Avant, one of the Michigan co-captains, has not attended the weekly Monday press conferences with the news media. He has been absent from the post-game interviews. Avant has left it to fellow captain Pat Massey to carry the public relations ball.

All Avant has done is just played. The Chicago product, who has started every game this season at flanker, and 28 games in his UM career, is second in the Big Ten in receptions with 70, and his 900 receiving yards lead the conference.

While Avant has not been the front man and the spokesman for the program that most captains usually are, his contributions on the field and away from the media spotlight have been plenty good enough for his teammates.

"He's a great leader who sets an example for everyone by the way he goes about his work, his preparation for a game, and his practice routine," Michigan sophomore quarterback Chad Henne said.

"As a receiver, Jason's as good as they come. He's a guy who makes the quarterback look good. You put the ball anywhere close, and he is going to go get it. He's a great athlete, and that's why he has so many catches."

Safety Jamar Adams said so much of Avant's leadership with the team comes in the form of soft-spoken words, and actions that speak volumes about his character.

"Jason talks about how important it is to play your best in big games, and then he goes out and does it," Adams said. "As one of the team's leaders, he talks about the responsibility to make the right choices when we're off the field, and that's exactly what he does. As a younger player, it really hits home when you see a senior set an example like that."

Avant, an honor student at Michigan who has earned Academic All-Big Ten honors the past two seasons, has also been chosen by the league's coaches as an All-Big Ten second-team selection the past two years for his accomplishments on the field.

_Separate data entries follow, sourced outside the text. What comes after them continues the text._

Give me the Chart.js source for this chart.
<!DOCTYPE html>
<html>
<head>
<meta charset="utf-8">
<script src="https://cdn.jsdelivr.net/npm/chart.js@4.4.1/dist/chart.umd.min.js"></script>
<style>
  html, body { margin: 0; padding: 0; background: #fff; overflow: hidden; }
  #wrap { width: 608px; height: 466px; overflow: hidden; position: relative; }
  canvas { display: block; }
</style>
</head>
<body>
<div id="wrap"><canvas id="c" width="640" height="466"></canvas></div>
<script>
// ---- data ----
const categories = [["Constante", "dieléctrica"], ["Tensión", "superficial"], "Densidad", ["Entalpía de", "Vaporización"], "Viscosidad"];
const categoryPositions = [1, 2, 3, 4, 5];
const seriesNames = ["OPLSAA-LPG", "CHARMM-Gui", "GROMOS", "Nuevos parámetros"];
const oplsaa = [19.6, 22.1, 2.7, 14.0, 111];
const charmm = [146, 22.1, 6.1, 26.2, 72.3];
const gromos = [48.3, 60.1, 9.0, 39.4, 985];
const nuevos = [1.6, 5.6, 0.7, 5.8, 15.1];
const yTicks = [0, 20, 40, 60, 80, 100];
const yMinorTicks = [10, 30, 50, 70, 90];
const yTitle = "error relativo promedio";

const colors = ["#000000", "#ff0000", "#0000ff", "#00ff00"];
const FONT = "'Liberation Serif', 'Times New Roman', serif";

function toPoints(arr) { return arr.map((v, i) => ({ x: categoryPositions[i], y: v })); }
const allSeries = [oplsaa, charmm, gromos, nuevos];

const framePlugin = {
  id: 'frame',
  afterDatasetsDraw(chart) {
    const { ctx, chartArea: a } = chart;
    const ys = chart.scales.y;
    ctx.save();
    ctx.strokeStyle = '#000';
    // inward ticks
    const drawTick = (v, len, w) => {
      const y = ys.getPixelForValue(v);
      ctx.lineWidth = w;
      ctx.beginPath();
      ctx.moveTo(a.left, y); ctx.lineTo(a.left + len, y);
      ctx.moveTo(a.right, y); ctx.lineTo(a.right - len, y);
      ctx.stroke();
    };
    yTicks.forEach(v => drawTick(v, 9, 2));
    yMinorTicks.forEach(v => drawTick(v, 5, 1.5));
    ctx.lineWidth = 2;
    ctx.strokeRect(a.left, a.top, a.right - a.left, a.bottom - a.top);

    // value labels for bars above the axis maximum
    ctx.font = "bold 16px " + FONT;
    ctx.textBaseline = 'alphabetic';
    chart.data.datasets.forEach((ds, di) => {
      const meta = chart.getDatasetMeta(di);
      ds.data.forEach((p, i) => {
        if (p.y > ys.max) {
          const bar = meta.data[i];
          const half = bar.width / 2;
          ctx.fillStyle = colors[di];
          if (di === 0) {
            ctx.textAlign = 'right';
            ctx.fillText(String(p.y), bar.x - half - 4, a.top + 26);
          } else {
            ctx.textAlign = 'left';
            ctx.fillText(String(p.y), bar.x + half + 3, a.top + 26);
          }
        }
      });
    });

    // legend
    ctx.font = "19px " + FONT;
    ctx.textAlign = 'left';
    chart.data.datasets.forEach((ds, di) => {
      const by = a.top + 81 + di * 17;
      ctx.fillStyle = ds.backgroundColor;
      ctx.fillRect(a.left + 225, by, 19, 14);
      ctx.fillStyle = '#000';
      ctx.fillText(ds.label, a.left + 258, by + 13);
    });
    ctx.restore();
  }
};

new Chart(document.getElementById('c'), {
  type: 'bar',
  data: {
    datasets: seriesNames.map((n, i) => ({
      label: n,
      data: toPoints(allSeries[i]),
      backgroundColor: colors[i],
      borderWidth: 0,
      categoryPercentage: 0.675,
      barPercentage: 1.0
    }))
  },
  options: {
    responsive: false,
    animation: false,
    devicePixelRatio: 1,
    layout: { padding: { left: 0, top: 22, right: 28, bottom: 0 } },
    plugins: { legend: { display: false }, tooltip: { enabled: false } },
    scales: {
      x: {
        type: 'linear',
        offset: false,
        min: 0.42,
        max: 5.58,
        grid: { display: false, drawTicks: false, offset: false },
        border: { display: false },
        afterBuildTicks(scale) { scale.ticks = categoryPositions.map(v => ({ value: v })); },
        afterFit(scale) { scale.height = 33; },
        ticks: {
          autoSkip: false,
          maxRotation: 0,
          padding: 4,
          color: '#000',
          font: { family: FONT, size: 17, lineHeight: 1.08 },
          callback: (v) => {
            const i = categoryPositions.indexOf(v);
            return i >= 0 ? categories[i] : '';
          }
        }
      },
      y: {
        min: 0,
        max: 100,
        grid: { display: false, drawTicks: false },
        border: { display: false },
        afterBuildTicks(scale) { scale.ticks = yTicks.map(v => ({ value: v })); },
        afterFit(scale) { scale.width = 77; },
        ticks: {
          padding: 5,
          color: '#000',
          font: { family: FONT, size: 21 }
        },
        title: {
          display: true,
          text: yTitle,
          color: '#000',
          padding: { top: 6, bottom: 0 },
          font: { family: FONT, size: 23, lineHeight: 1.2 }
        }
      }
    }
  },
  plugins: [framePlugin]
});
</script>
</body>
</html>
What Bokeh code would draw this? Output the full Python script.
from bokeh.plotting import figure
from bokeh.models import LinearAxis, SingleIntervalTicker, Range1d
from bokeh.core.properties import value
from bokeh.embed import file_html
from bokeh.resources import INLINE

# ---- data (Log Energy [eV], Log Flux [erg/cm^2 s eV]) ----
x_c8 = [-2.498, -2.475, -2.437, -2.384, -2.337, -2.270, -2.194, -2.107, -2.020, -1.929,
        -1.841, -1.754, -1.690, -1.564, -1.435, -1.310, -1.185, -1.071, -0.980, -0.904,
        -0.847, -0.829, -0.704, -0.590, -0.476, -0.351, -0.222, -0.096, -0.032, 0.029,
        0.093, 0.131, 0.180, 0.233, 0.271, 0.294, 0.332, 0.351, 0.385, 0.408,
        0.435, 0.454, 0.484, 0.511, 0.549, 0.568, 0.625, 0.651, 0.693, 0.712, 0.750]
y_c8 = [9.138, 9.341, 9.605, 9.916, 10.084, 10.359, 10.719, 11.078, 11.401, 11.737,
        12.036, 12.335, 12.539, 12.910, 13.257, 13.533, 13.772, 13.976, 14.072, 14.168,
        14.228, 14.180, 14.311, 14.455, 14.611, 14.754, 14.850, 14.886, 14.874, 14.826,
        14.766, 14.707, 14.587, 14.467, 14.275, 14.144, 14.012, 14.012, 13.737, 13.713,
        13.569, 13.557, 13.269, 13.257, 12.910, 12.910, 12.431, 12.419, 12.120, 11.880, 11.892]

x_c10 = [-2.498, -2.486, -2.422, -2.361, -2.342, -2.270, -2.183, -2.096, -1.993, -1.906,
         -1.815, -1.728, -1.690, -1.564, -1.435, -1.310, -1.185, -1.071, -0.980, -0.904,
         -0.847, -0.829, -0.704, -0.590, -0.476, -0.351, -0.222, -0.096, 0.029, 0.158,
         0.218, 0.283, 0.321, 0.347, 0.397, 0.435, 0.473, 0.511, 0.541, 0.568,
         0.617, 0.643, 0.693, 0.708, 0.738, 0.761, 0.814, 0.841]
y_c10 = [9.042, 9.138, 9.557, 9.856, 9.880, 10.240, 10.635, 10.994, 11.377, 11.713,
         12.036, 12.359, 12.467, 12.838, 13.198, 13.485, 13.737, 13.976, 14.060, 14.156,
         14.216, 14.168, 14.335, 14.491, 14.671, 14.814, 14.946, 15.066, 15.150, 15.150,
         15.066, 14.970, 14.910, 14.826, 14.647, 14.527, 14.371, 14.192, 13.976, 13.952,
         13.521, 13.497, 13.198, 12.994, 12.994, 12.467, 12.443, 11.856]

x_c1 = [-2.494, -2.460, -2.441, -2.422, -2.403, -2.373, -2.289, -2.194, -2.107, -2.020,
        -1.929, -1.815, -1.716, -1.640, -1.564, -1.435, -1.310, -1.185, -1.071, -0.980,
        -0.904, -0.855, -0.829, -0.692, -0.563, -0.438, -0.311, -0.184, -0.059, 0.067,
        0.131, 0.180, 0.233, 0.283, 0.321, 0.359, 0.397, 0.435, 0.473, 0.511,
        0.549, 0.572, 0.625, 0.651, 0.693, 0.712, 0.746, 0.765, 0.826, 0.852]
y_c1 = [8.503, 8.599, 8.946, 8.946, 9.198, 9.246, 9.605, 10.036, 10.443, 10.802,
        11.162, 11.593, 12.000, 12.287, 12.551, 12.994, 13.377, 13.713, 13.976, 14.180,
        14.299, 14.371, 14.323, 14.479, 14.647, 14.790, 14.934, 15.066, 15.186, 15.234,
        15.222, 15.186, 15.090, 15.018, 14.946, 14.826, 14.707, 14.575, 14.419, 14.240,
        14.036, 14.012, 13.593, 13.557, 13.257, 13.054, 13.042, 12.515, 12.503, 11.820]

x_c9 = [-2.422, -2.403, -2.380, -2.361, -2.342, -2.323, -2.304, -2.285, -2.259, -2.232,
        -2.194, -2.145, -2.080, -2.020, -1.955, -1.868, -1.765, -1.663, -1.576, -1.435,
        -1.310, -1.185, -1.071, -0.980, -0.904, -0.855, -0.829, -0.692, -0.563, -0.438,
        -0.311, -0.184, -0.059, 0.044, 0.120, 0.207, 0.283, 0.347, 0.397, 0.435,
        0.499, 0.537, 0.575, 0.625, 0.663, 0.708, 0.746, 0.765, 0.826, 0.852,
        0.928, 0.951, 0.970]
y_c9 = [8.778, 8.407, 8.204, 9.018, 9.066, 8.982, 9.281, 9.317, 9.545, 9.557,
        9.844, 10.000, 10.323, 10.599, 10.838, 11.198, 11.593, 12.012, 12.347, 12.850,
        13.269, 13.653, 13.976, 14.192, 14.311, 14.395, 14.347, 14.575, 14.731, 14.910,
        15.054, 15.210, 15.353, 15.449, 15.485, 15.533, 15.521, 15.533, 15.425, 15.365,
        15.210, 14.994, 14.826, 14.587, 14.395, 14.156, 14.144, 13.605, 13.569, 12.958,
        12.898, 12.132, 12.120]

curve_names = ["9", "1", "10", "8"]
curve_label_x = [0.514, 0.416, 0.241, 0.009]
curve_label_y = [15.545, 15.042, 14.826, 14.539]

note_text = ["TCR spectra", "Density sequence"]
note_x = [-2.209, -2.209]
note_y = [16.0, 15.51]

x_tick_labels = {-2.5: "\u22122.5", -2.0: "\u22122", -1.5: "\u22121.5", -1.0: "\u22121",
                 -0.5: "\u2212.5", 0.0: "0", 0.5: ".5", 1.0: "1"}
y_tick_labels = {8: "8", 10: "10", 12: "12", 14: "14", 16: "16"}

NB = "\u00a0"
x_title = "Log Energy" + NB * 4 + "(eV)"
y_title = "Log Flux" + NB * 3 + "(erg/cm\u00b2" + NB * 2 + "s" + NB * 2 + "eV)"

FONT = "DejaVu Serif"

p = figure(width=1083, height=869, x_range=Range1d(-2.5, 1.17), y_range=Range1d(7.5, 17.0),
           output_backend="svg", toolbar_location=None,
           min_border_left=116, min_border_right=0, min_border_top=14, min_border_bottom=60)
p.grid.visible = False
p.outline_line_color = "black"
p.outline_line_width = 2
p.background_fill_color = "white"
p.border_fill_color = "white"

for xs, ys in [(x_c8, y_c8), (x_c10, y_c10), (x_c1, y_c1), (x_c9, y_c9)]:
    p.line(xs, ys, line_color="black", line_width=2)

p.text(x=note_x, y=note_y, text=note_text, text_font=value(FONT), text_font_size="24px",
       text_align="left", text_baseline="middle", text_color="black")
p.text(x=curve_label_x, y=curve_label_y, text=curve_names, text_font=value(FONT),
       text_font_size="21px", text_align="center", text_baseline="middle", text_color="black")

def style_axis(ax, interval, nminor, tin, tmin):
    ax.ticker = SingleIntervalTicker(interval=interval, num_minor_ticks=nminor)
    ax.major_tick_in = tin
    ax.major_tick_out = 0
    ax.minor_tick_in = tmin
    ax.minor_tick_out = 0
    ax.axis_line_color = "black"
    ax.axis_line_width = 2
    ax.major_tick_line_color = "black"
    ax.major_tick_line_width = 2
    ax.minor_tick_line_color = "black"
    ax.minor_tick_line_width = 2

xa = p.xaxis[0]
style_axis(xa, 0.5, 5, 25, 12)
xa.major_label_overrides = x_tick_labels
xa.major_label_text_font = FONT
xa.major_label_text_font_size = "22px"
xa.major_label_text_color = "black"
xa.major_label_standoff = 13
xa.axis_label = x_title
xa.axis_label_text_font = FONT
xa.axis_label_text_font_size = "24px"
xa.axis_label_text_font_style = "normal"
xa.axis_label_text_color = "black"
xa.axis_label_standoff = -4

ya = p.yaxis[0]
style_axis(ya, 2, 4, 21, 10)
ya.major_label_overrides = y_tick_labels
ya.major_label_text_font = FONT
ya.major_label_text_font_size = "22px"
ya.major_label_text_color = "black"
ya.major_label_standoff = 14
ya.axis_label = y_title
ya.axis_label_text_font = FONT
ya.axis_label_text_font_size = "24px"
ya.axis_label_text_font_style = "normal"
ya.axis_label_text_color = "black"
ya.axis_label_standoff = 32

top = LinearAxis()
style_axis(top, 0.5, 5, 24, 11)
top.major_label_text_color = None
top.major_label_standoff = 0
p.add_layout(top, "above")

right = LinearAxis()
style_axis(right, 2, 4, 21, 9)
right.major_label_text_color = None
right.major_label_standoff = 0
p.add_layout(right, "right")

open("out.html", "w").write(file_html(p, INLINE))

Avant comes from a broken family and did not meet his mother until his freshman year at Michigan. He has played hurt more than once in his prolific career. Going into the final regular season game of his career, Avant clearly has what Michigan coach Lloyd Carr was looking for in a captain.

"I think the first characteristic you look for in athletics from a leadership standpoint is a guy that plays with great intensity and has a great will to win, because ultimately in a team game your best players have to perform," Carr said.

"It all comes down to performing. And it's hard to be an outstanding leader if you are not performing your part in the play. Jason has been an exceptional leader. I think that's one of the reasons, one of the primary reasons, he was selected because he brings his work ethic every single day. And his will to compete is exceptional. It has been that way since the day he got here."